I spent years whining and complaining to family and with friends about having to pick them up, cook for them and drop them back at school. I stood with other foreign mothers in the parking lot complaining at pick-up and drop-off. We dreamed of a cafeteria. Then one eventually opened in our village. I just about threw a party, but was promptly told, "You can only sign your kids up two days of the week; those are our rules." I threw another little fit. Oh, how I wanted to have the day to myself.
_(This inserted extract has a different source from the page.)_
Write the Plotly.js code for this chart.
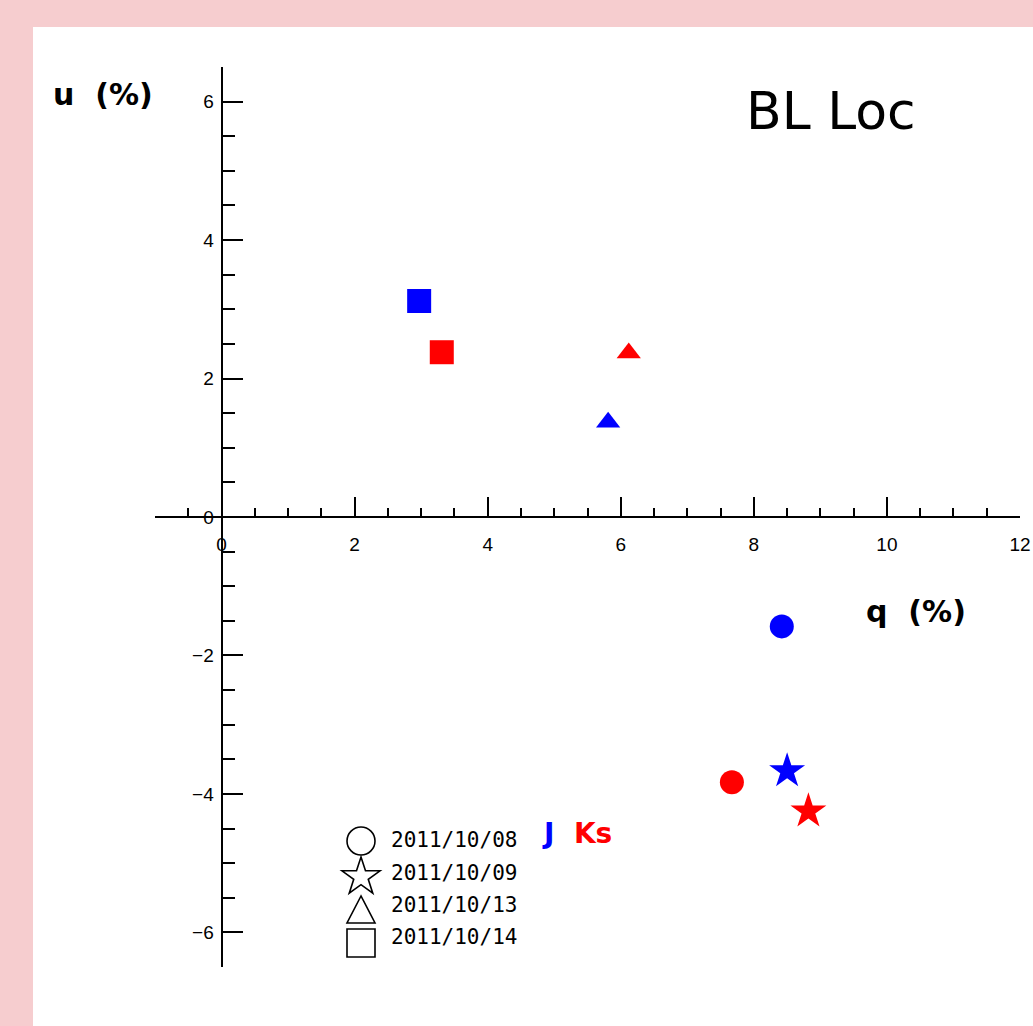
<!DOCTYPE html>
<html>
<head>
<meta charset="utf-8">
<script src="https://cdn.plot.ly/plotly-3.0.1.min.js"></script>
<style>
  html, body { margin: 0; padding: 0; background: #f6cdcf; }
  #chart { width: 1033px; height: 1026px; }
</style>
</head>
<body>
<div id="chart"></div>
<script>
// ---- data ----
const dates = ['2011/10/08', '2011/10/09', '2011/10/13', '2011/10/14'];
const bands = ['J', 'Ks'];
const qJ  = [8.42, 8.50, 5.81, 2.97];
const uJ  = [-1.58, -3.67, 1.37, 3.12];
const qKs = [7.67, 8.82, 6.12, 3.31];
const uKs = [-3.83, -4.25, 2.37, 2.38];

// ---- styles ----
const symbolByDate = ['circle', 'star', 'triangle-up', 'square'];
const sizeByDate = [24, 27, 21, 24];
const bandColor = { J: '#0000ff', Ks: '#ff0000' };

const series = { J: [qJ, uJ], Ks: [qKs, uKs] };
const traces = bands.map(b => ({
  type: 'scatter',
  mode: 'markers',
  name: b,
  x: series[b][0],
  y: series[b][1],
  text: dates,
  marker: {
    symbol: symbolByDate,
    size: sizeByDate,
    color: bandColor[b],
    opacity: 1,
    line: { width: 0 }
  },
  showlegend: false,
  hoverinfo: 'skip'
}));

// layout geometry (pixels)
const W = 1033, H = 1026;
const M = { l: 155, r: 13, t: 67, b: 59 };
const PW = W - M.l - M.r, PH = H - M.t - M.b;
const px = x => (x - M.l) / PW;        // pixel -> paper x
const py = y => (H - M.b - y) / PH;    // pixel -> paper y

const xRange = [-1, 12];
const yRange = [-6.5, 6.5];

const annotations = [];
const labelFont = { family: 'DejaVu Sans', size: 30, color: '#000', weight: 'bold' };
annotations.push({ xref: 'paper', yref: 'paper', x: px(51), y: py(95), xanchor: 'left', yanchor: 'middle',
  text: 'u&nbsp;&nbsp;(%)', showarrow: false, font: labelFont });
annotations.push({ xref: 'paper', yref: 'paper', x: px(864), y: py(611), xanchor: 'left', yanchor: 'middle',
  text: 'q&nbsp;&nbsp;(%)', showarrow: false, font: { family: 'DejaVu Sans', size: 30, color: '#000', weight: 'bold' } });

// legend key: outline icons (decoration, built in paper space) + texts
const keyX = 361;
const keyRows = [841, 877, 910, 943];
const txtRows = [840, 873, 905, 937];
const keyLine = { color: '#000', width: 1.6 };
const shapes = [{
  type: 'rect', xref: 'paper', yref: 'paper', layer: 'below',
  x0: px(33), x1: px(W + 5), y0: py(H + 5), y1: py(27),
  fillcolor: '#ffffff', line: { width: 0 }
}];
function pathFrom(points) {
  return 'M ' + points.map(p => px(p[0]) + ',' + py(p[1])).join(' L ') + ' Z';
}
function keyIcon(kind, cx, cy) {
  const h = 14;
  if (kind === 'circle') {
    return { type: 'circle', xref: 'paper', yref: 'paper', x0: px(cx - h), x1: px(cx + h), y0: py(cy + h), y1: py(cy - h), line: keyLine };
  }
  if (kind === 'square') {
    return { type: 'rect', xref: 'paper', yref: 'paper', x0: px(cx - h), x1: px(cx + h), y0: py(cy + h), y1: py(cy - h), line: keyLine };
  }
  if (kind === 'triangle-up') {
    return { type: 'path', xref: 'paper', yref: 'paper', line: keyLine,
      path: pathFrom([[cx, cy - h], [cx - h, cy + h - 1], [cx + h, cy + h - 1]]) };
  }
  // star
  const R = 20, r = R * 0.382, pts = [];
  for (let k = 0; k < 10; k++) {
    const a = -Math.PI / 2 + k * Math.PI / 5;
    const rr = k % 2 === 0 ? R : r;
    pts.push([cx + rr * Math.cos(a), cy + rr * Math.sin(a)]);
  }
  return { type: 'path', xref: 'paper', yref: 'paper', line: keyLine, path: pathFrom(pts) };
}
dates.forEach((d, i) => {
  shapes.push(keyIcon(symbolByDate[i], keyX, keyRows[i]));
  annotations.push({ xref: 'paper', yref: 'paper', x: px(389), y: py(txtRows[i]), xanchor: 'left', yanchor: 'middle',
    text: d, showarrow: false, font: { family: 'DejaVu Sans Mono', size: 21, color: '#000' } });
});
annotations.push({ xref: 'paper', yref: 'paper', x: px(540), y: py(833), xanchor: 'left', yanchor: 'middle',
  text: '<span style="color:' + bandColor.J + '">' + bands[0] + '</span>&nbsp;&nbsp;<span style="color:' + bandColor.Ks + '">' + bands[1] + '</span>',
  showarrow: false, font: { family: 'DejaVu Sans', size: 28, weight: 'bold', color: '#000' } });

const layout = {
  width: W, height: H,
  margin: M,
  font: { family: 'Liberation Sans', size: 19, color: '#000' },
  paper_bgcolor: '#f6cdcf',
  plot_bgcolor: 'rgba(0,0,0,0)',
  showlegend: false,
  hovermode: false,
  title: {
    text: 'BL Loc',
    x: 746 / W, xref: 'container', xanchor: 'left',
    y: 1 - 111 / H, yref: 'container', yanchor: 'middle',
    font: { family: 'DejaVu Sans', size: 52, color: '#000' }
  },
  xaxis: {
    range: xRange,
    anchor: 'free',
    position: (0 - yRange[0]) / (yRange[1] - yRange[0]),
    showline: true, linecolor: '#000', linewidth: 2,
    showgrid: false, zeroline: false,
    ticks: 'inside', ticklen: 19, tickwidth: 2, tickcolor: '#000',
    tick0: 0, dtick: 2,
    minor: { ticks: 'inside', ticklen: 8, tickwidth: 2, tickcolor: '#000', dtick: 0.5, tick0: 0, showgrid: false },
    tickfont: { family: 'Liberation Sans', size: 19, color: '#000' },
    ticklabelstandoff: 10,
    fixedrange: true
  },
  yaxis: {
    range: yRange,
    anchor: 'free',
    position: (0 - xRange[0]) / (xRange[1] - xRange[0]),
    showline: true, linecolor: '#000', linewidth: 2,
    showgrid: false, zeroline: false,
    ticks: 'inside', ticklen: 20, tickwidth: 2, tickcolor: '#000',
    tick0: 0, dtick: 2,
    minor: { ticks: 'inside', ticklen: 12, tickwidth: 2, tickcolor: '#000', dtick: 0.5, tick0: 0, showgrid: false },
    tickfont: { family: 'Liberation Sans', size: 19, color: '#000' },
    ticklabelstandoff: 3,
    fixedrange: true
  },
  shapes: shapes,
  annotations: annotations
};

Plotly.newPlot('chart', traces, layout, { displayModeBar: false, staticPlot: true });
</script>
</body>
</html>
A few years ago we put our two youngest into an international school. Do you know what I miss most about their old school? The lunches at home! The crazy thing is I spent all this time fighting against the culture, complaining about it I didn't even realize I was loving it. During the lunch break, we talked, cuddled, worked on homework and had downtime. Sometimes the kids invited friends over, and I got to know their friends.
Sometimes you don't realize how good something is until you don't have it. Complaining in a foreign country just becomes second nature — something we do. I hear it all the time and am guilty of hanging out with girlfriends and doing just that. I try not to complain, to embrace the moment and I think I have gotten better over all the years. But I am human, and living in a foreign country has its moments — both the good and the bad. Just think, the thing you hate the most might just become the thing you'll miss when you leave. On a side note, I think the complaint club exists all over the world; it's best to identify it and realize when you are taking part.